## Work to do
Among the entries below, copy only the span from the line containing "Write the matplotlib code for this chart." through the line containing "plt.rcParams['font.family'] = ['Liberation". Do so exactly, and skip the pictures.

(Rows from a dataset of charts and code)
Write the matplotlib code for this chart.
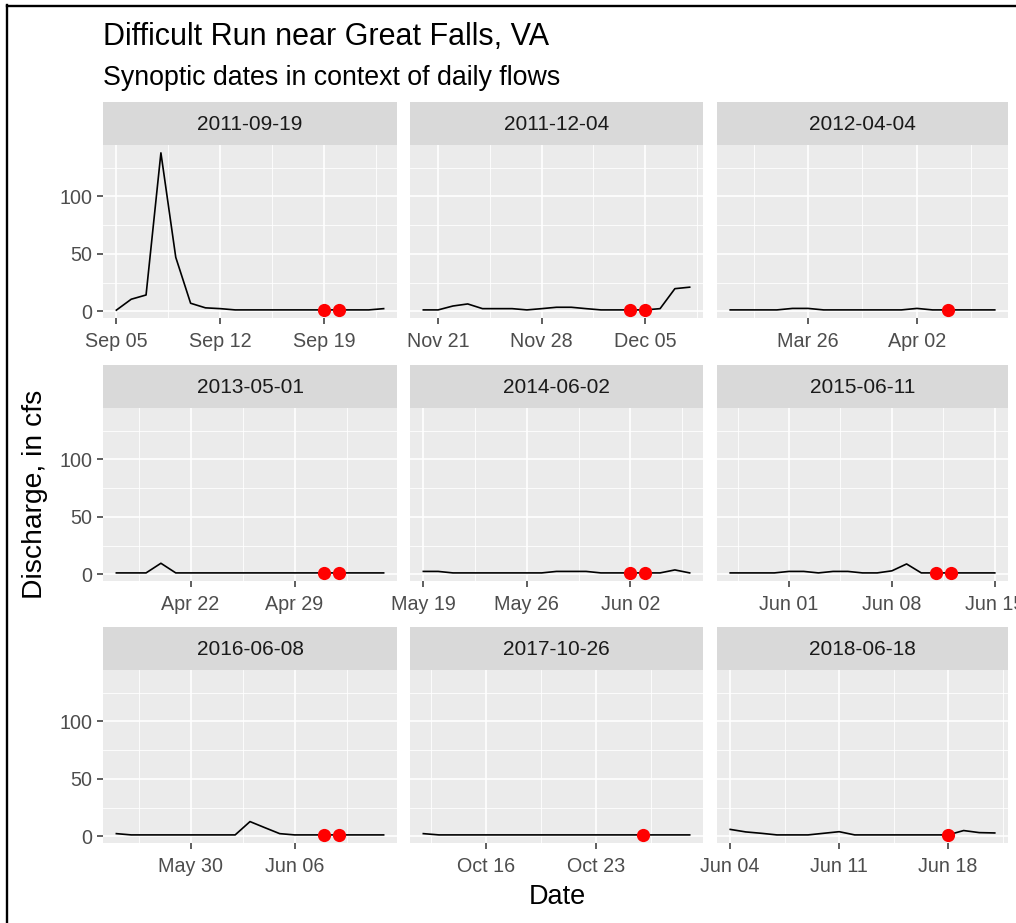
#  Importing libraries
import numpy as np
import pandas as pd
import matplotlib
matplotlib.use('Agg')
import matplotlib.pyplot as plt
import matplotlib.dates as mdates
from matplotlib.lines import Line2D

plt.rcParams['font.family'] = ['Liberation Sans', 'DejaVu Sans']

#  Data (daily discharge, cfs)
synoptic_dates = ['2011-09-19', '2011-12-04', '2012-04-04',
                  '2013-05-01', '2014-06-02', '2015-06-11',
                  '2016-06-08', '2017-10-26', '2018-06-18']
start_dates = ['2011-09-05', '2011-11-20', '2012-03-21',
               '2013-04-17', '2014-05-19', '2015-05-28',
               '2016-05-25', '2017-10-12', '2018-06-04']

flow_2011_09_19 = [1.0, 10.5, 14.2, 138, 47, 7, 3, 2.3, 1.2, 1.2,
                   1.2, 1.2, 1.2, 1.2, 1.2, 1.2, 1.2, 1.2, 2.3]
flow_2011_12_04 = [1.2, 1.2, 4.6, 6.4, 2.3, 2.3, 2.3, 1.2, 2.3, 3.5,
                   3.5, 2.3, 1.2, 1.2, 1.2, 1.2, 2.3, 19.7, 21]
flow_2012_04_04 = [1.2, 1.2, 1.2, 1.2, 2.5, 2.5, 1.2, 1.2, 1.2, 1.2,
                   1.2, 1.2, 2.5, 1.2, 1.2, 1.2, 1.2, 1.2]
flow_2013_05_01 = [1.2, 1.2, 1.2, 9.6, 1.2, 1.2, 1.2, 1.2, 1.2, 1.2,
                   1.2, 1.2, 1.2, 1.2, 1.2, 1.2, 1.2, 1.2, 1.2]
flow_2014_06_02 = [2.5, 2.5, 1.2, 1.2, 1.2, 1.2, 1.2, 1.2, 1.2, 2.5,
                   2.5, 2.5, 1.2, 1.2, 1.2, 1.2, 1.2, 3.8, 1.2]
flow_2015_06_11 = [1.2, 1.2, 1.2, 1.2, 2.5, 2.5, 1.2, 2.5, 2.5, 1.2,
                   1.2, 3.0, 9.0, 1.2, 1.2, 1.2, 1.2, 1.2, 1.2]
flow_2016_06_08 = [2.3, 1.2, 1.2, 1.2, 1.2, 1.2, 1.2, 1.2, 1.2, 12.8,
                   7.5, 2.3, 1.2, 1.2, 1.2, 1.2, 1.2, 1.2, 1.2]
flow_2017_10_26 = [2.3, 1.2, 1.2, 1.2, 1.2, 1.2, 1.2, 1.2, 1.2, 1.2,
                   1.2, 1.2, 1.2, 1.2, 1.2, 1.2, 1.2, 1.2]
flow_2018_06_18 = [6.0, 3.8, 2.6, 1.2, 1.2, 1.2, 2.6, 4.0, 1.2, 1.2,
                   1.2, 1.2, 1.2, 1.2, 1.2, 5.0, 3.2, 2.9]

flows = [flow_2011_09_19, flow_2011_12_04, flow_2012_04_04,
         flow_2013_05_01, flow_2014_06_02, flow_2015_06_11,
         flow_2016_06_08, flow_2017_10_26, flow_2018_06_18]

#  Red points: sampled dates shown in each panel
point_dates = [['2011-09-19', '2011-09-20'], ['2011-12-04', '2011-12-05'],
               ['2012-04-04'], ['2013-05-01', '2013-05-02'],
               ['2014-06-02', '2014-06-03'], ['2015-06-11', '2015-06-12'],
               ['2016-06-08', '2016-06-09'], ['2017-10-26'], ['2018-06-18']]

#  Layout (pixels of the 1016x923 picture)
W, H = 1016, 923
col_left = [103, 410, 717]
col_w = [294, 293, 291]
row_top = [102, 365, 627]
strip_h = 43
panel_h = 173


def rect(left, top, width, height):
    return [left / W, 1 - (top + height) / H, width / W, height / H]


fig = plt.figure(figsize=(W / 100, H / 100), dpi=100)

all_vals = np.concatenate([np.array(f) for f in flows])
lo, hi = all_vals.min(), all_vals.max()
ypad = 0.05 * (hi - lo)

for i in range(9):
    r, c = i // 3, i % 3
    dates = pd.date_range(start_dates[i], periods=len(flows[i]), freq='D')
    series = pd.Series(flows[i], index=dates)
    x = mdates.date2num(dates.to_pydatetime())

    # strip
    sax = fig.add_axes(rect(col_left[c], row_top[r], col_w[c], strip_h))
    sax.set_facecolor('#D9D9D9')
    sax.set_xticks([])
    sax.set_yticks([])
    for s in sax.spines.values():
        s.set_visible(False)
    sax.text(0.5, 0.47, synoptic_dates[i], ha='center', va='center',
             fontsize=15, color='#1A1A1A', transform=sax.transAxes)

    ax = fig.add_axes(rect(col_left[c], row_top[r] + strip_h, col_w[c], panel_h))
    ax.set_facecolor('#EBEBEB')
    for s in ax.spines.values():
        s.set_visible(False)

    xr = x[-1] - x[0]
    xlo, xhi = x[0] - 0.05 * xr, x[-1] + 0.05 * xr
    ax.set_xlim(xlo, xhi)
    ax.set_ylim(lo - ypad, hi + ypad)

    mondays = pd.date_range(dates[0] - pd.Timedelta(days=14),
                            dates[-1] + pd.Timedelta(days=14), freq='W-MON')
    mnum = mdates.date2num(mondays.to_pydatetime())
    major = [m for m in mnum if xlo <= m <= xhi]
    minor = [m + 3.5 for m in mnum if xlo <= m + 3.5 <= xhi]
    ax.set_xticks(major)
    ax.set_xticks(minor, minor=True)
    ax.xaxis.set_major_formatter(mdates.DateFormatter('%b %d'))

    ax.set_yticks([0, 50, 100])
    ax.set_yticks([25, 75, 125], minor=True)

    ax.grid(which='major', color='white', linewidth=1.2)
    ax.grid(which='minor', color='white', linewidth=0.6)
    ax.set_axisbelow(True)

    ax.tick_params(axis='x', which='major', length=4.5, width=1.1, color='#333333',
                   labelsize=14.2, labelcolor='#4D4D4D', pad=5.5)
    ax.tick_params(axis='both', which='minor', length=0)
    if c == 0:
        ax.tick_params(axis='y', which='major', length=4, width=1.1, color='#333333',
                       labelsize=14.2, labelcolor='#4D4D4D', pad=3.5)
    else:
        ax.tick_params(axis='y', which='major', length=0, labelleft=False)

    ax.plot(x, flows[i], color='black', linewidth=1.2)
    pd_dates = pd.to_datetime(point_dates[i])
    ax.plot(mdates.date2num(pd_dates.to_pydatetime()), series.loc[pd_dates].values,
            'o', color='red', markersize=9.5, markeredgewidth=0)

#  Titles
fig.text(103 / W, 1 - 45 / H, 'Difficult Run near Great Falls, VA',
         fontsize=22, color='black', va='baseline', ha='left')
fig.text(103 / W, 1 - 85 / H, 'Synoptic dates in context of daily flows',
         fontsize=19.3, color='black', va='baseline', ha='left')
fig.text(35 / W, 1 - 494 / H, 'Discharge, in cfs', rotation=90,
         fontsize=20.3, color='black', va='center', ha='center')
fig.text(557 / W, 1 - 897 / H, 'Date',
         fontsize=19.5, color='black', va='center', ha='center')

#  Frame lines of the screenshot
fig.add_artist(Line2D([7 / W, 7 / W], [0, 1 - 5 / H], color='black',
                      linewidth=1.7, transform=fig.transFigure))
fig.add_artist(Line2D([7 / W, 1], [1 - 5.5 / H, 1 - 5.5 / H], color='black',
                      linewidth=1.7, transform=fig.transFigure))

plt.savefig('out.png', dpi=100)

--

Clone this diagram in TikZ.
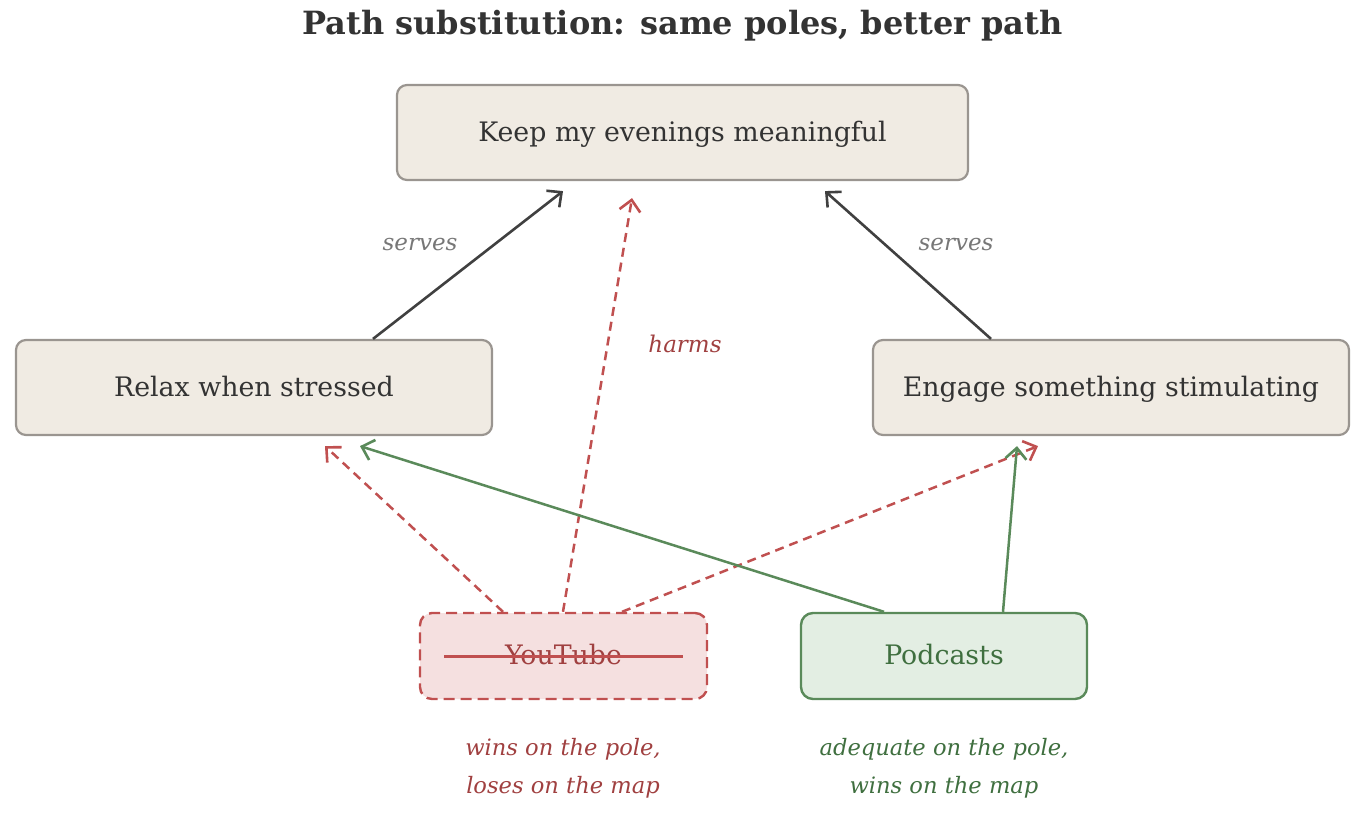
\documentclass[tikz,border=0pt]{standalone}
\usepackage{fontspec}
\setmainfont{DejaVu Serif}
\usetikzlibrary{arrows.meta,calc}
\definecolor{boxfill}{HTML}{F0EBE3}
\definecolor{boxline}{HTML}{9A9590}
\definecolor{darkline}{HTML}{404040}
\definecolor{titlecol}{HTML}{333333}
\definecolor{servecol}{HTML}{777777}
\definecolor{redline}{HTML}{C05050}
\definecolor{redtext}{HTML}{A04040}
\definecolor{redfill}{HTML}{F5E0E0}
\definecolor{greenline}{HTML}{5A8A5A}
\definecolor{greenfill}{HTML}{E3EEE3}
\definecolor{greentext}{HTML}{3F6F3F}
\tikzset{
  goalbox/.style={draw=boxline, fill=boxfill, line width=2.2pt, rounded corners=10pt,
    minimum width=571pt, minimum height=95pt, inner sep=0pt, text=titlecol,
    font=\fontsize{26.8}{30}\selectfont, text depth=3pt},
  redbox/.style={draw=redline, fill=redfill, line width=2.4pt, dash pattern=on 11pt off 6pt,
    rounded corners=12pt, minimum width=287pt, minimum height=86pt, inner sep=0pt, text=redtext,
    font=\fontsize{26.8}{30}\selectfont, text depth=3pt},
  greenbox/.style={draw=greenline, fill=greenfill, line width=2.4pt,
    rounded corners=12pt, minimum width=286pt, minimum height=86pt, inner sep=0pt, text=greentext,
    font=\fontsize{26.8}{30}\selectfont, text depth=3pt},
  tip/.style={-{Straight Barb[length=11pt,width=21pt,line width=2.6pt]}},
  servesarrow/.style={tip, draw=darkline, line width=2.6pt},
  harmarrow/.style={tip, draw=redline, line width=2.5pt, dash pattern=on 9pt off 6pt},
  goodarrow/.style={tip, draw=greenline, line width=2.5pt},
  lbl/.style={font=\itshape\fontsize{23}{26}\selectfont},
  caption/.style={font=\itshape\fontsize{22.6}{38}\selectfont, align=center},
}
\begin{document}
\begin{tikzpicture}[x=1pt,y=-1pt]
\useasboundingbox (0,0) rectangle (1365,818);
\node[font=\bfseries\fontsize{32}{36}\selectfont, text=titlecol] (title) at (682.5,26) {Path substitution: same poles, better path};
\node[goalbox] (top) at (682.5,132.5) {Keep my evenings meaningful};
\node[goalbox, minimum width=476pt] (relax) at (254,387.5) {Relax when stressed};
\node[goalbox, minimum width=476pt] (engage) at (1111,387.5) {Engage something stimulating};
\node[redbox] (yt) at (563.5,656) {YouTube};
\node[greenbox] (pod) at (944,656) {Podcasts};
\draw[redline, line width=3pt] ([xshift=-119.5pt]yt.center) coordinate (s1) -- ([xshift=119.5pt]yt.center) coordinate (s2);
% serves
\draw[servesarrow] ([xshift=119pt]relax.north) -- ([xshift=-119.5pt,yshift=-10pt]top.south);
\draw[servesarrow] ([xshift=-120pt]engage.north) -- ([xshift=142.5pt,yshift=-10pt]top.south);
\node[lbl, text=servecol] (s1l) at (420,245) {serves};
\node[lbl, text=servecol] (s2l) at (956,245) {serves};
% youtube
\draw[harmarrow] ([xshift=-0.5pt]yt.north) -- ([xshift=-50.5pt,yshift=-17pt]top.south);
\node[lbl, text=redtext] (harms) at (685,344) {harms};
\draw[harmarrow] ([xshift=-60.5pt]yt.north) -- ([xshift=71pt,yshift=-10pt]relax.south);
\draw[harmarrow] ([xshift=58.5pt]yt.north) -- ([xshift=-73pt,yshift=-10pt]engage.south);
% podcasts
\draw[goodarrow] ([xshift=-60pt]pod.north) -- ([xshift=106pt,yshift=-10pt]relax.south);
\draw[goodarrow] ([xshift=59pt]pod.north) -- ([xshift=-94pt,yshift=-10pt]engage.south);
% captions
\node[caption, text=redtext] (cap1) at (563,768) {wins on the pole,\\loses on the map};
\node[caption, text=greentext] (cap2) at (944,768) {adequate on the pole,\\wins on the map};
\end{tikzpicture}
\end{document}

## Exercise response
Write the matplotlib code for this chart.
#  Importing libraries
import numpy as np
import pandas as pd
import matplotlib
matplotlib.use('Agg')
import matplotlib.pyplot as plt
import matplotlib.dates as mdates
from matplotlib.lines import Line2D

plt.rcParams['font.family'] = ['Liberation Sans', 'DejaVu Sans']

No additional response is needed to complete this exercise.